PROBLEM DETAILS: For each line that holds "chart", copy the line out.

────────────────────

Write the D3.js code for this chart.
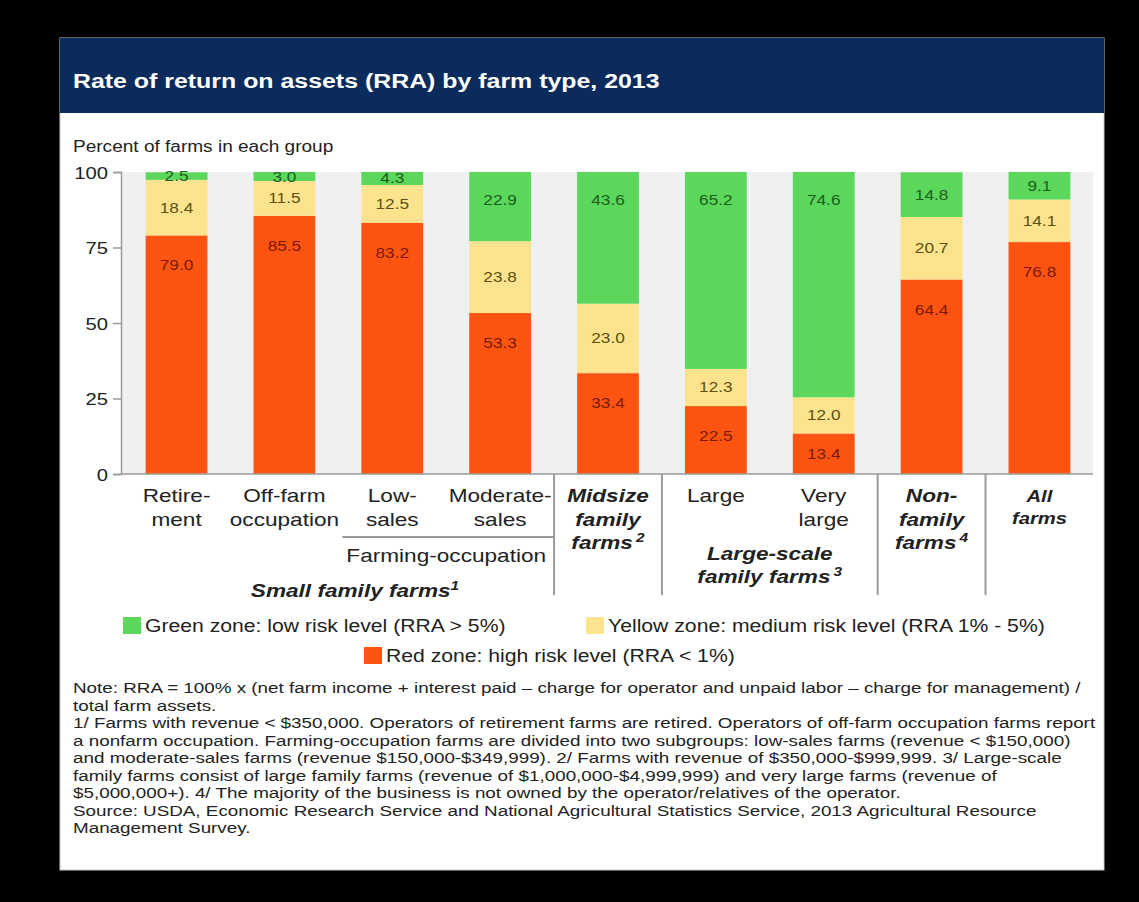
<!DOCTYPE html>
<html>
<head>
<meta charset="utf-8">
<script src="https://cdn.jsdelivr.net/npm/d3@7"></script>
<style>
  html, body { margin: 0; padding: 0; background: #000; }
  svg { display: block; }
  text { font-family: "Liberation Sans", Arial, Helvetica, sans-serif; }
</style>
</head>
<body>
<svg id="chart" width="1139" height="902"></svg>
<script>
// ---------- DATA ----------
const categories = ["Retirement", "Off-farm occupation", "Low-sales", "Moderate-sales",
  "Midsize family farms", "Large", "Very large", "Nonfamily farms", "All farms"];
const redZone    = [79.0, 85.5, 83.2, 53.3, 33.4, 22.5, 13.4, 64.4, 76.8];
const yellowZone = [18.4, 11.5, 12.5, 23.8, 23.0, 12.3, 12.0, 20.7, 14.1];
const greenZone  = [2.5, 3.0, 4.3, 22.9, 43.6, 65.2, 74.6, 14.8, 9.1];
const yTicks = [0, 25, 50, 75, 100];
const seriesKeys = ["red", "yellow", "green"];
const legendLabels = {
  green: "Green zone: low risk level (RRA > 5%)",
  yellow: "Yellow zone: medium risk level (RRA 1% - 5%)",
  red: "Red zone: high risk level (RRA < 1%)"
};
// category tick label lines (plain / bold-italic)
const catLabelLines = [
  ["Retire-", "ment"], ["Off-farm", "occupation"], ["Low-", "sales"], ["Moderate-", "sales"],
  ["Midsize", "family", "farms"], ["Large"], ["Very", "large"], ["Non-", "family", "farms"], ["All", "farms"]
];
const catBoldItalic = [false, false, false, false, true, false, false, true, true];
const catSup = ["", "", "", "", "2", "", "", "4", ""];
const titleText = "Rate of return on assets (RRA) by farm type, 2013";
const yAxisTitle = "Percent of farms in each group";
const noteLines = [
  "Note: RRA = 100% x (net farm income + interest paid \u2013 charge for operator and unpaid labor \u2013 charge for management) /",
  "total farm assets.",
  "1/ Farms with revenue < $350,000. Operators of retirement farms are retired. Operators of off-farm occupation farms report",
  "a nonfarm occupation. Farming-occupation farms are divided into two subgroups: low-sales farms (revenue < $150,000)",
  "and moderate-sales farms (revenue $150,000-$349,999). 2/ Farms with revenue of $350,000-$999,999.  3/ Large-scale",
  "family farms consist of large family farms (revenue of $1,000,000-$4,999,999) and very large farms (revenue of",
  "$5,000,000+). 4/ The majority of the business is not owned by the operator/relatives of the operator.",
  "Source: USDA, Economic Research Service and National Agricultural Statistics Service, 2013 Agricultural Resource",
  "Management Survey."
];

// ---------- STYLE ----------
const SX = 1.19; // horizontal stretch of glyphs in reference
const colors = { red: "#fd5412", yellow: "#fde38e", green: "#5bd75b" };
const labelColors = { red: "#7a1a00", yellow: "#5c5012", green: "#1d5e1d" };
const textColor = "#222";

const svg = d3.select("#chart");

// panel
svg.append("rect").attr("x", 60).attr("y", 38).attr("width", 1044).attr("height", 832)
  .attr("fill", "#fff").attr("stroke", "#c8c8c8");
svg.append("rect").attr("x", 60).attr("y", 38).attr("width", 1044).attr("height", 75)
  .attr("fill", "#0b2b5c");

function T(sel, x, y, s, o = {}) {
  const t = sel.append("text")
    .attr("transform", `translate(${x},${y}) scale(${o.sx || SX},1)`)
    .attr("text-anchor", o.anchor || "start")
    .attr("font-size", o.size || 16)
    .attr("fill", o.fill || textColor);
  if (o.weight) t.attr("font-weight", o.weight);
  if (o.italic) t.attr("font-style", "italic");
  if (o.baseline) t.attr("dominant-baseline", o.baseline);
  t.text(s);
  return t;
}

T(svg, 73, 88, titleText, { size: 20, weight: "bold", fill: "#fff", sx: 1.245 });
T(svg, 73, 152, yAxisTitle, { size: 16 });

// ---------- SCALES ----------
const x = d3.scaleBand().domain(categories).range([123, 1093]).paddingInner(0.427).paddingOuter(0.21);
const y = d3.scaleLinear().domain([0, 100]).range([474, 172]);
const xc = i => x(categories[i]) + x.bandwidth() / 2;

// plot background
svg.append("rect").attr("x", 121).attr("y", y(100)).attr("width", 1093 - 121)
  .attr("height", y(0) - y(100)).attr("fill", "#eef0f2");

// stacked data
const table = categories.map((c, i) => ({ cat: c, red: redZone[i], yellow: yellowZone[i], green: greenZone[i] }));
const stacked = d3.stack().keys(seriesKeys)(table);

const gBars = svg.append("g");
stacked.forEach(layer => {
  gBars.append("g").attr("fill", colors[layer.key])
    .selectAll("rect").data(layer).join("rect")
    .attr("x", d => x(d.data.cat))
    .attr("width", x.bandwidth())
    .attr("y", d => y(d[1]))
    .attr("height", d => y(d[0]) - y(d[1]));
});

// value labels
const gLab = svg.append("g");
stacked.forEach(layer => {
  layer.forEach(d => {
    const top = y(d[1]), bot = y(d[0]);
    const center = (top + bot) / 2;
    let ly = center;
    if (layer.key === "red") ly = Math.min(center, top + 30);
    if (layer.key === "green") ly = Math.min(center, top + 28);
    T(gLab, x(d.data.cat) + x.bandwidth() / 2, ly, d.data[layer.key].toFixed(1),
      { size: 14.5, anchor: "middle", baseline: "central", fill: labelColors[layer.key] });
  });
});

// ---------- AXES ----------
const yAxis = svg.append("g").attr("transform", "translate(121,0)")
  .call(d3.axisLeft(y).tickValues(yTicks).tickSize(8).tickPadding(0));
yAxis.select(".domain").attr("stroke", "#9a9a9a").attr("stroke-width", 1.5);
yAxis.selectAll(".tick line").attr("stroke", "#9a9a9a").attr("stroke-width", 1.5);
yAxis.selectAll(".tick text")
  .attr("font-size", 17).attr("fill", textColor)
  .attr("x", null).attr("dy", "0.36em")
  .attr("transform", `translate(-13,0) scale(${SX},1)`)
  .attr("font-family", "Liberation Sans, Arial, sans-serif");

const xAxis = svg.append("g").attr("transform", `translate(0,${y(0)})`)
  .call(d3.axisBottom(x).tickSize(0).tickFormat(""));
xAxis.select(".domain").attr("stroke", "#9a9a9a").attr("stroke-width", 1.5)
  .attr("d", `M121,0H1093`);

// category labels
const gCat = svg.append("g");
const lineH = 23.5;
catLabelLines.forEach((lines, i) => {
  const bi = catBoldItalic[i];
  const isAll = i === categories.length - 1;
  lines.forEach((ln, k) => {
    const t = T(gCat, xc(i), 502 + k * (isAll ? 22 : lineH), ln, {
      size: isAll ? 17 : 19, anchor: "middle",
      weight: bi ? "bold" : null, italic: bi
    });
    if (k === lines.length - 1 && catSup[i]) {
      t.append("tspan").attr("dy", -7).attr("font-size", 13).text("\u2009" + catSup[i]);
    }
  });
});

// group dividers
const step = x.step();
const boundary = i => x(categories[i]) - (step - x.bandwidth()) / 2;
const gDiv = svg.append("g").attr("stroke", "#9a9a9a").attr("stroke-width", 2);
[4, 5, 7, 8].forEach(i => {
  gDiv.append("line").attr("x1", boundary(i)).attr("x2", boundary(i))
    .attr("y1", y(0)).attr("y2", 595);
});
gDiv.append("line").attr("x1", x(categories[2]) - 19).attr("x2", boundary(4))
  .attr("y1", 537).attr("y2", 537);

// group titles
T(gCat, (xc(2) + xc(3)) / 2, 562, "Farming-occupation", { size: 19, anchor: "middle" });
const sm = T(gCat, 355, 597, "Small family farms", { size: 19, anchor: "middle", weight: "bold", italic: true });
sm.append("tspan").attr("dy", -7).attr("font-size", 13).text("1");
T(gCat, (xc(5) + xc(6)) / 2, 560, "Large-scale", { size: 19, anchor: "middle", weight: "bold", italic: true });
const ls2 = T(gCat, (xc(5) + xc(6)) / 2, 583, "family farms", { size: 19, anchor: "middle", weight: "bold", italic: true });
ls2.append("tspan").attr("dy", -7).attr("font-size", 13).text("\u20093");

// ---------- LEGEND ----------
const legendPos = {
  green: [123, 617],
  yellow: [586, 617],
  red: [364, 647]
};
const gLeg = svg.append("g");
["green", "yellow", "red"].forEach(k => {
  const [lx, ly] = legendPos[k];
  gLeg.append("rect").attr("x", lx).attr("y", ly).attr("width", 18).attr("height", 17).attr("fill", colors[k]);
  T(gLeg, lx + 22, ly + 15, legendLabels[k], { size: 17.8 });
});

// ---------- NOTES ----------
const gNote = svg.append("g");
noteLines.forEach((ln, i) => {
  T(gNote, 73, 693 + i * 17.5, ln, { size: 15, sx: 1.255 });
});
</script>
</body>
</html>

────────────────────

THE RESPONSE:
Write the D3.js code for this chart.
<svg id="chart" width="1139" height="902"></svg>
const svg = d3.select("#chart");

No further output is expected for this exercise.